If anyone can put all that together in a model, kudos.
Some of the forest Blowin, especially that dry sclerophyll country you're in.
But not the littoral rainforest, nor the Big Scrub.
We going to burn rainforest to keep safe?
well guess what, it dies and doesn't come back.
And the blackfellas knew that, which is why rainforest thrived all over sub-tropical NSW when white man "discovered" these river valleys.
They were full of red cedar, not eucalypts.
Stu, it's not just the last 3 years.
Summer rainfall has been becoming less and less reliable, a point Anthony Cornelius missed in his analysis a few pages back.
We get the onshore winds, but that aren't moisture laden Tradewinds but cool, dry northerlies. This past summer was case in point. Onshore northerlies from end to end and we got about 80mm of rainfall. That's a normal summer downpour that you would get in one day, not a whole summer's worth.
There was a major bushfire here at Lennox Dec29 2013 that burnt through the coastal heath/peat for weeks.
That country went up again in Feb2017, and threatened the town.
Not cool season winter/spring fires as Cornelius suggests, but summer fires.
In normal rainfall years that country is peat swamp. Waterlogged.

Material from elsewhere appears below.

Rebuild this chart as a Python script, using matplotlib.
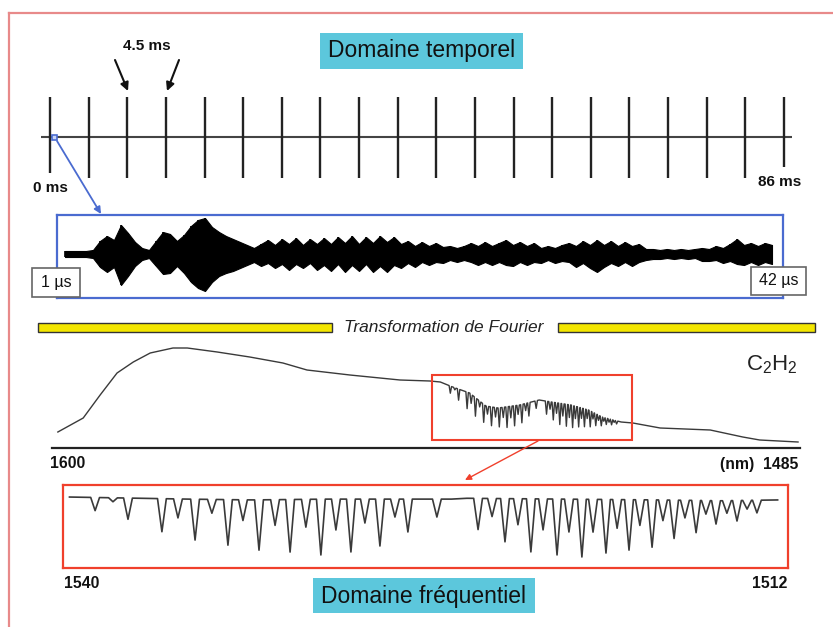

It's dry as tinder again now.
One dry lightning strike this summer or some dickhead backpacker with a fire on the beach and it'll go again.
The littoral rainforests of NSW east coast are proof that Aboriginal fire control was more complex than we currently know. If they burn, they'll never grow back the same way with layered canopies and minimal undergrowth. Here on the Mid North Coast pockets of them sit adjacent to dry Sclerophyll and there's no reason bushfires would spare them unless those fires were controlled. Like farming, there's a lag time to adjust fire management to this country, and we can learn a lot from the blackfellas if we cared to listen and institute changes.
Sometimes it takes events like this to make it happen.
Fire by blackfellas wasn't technically a land management item, it was a form of lazy but very effective hunting method. Why run through the bush for hours/days chasing a feed when you could light a fire and the food comes to you.
It just happened to be that a result of these fires was less fuel load and a mosaic of burnt/regrowth areas which then also encouraged wildlife on the new vegetation.
So they didn't light fires for fun, they lit them for food.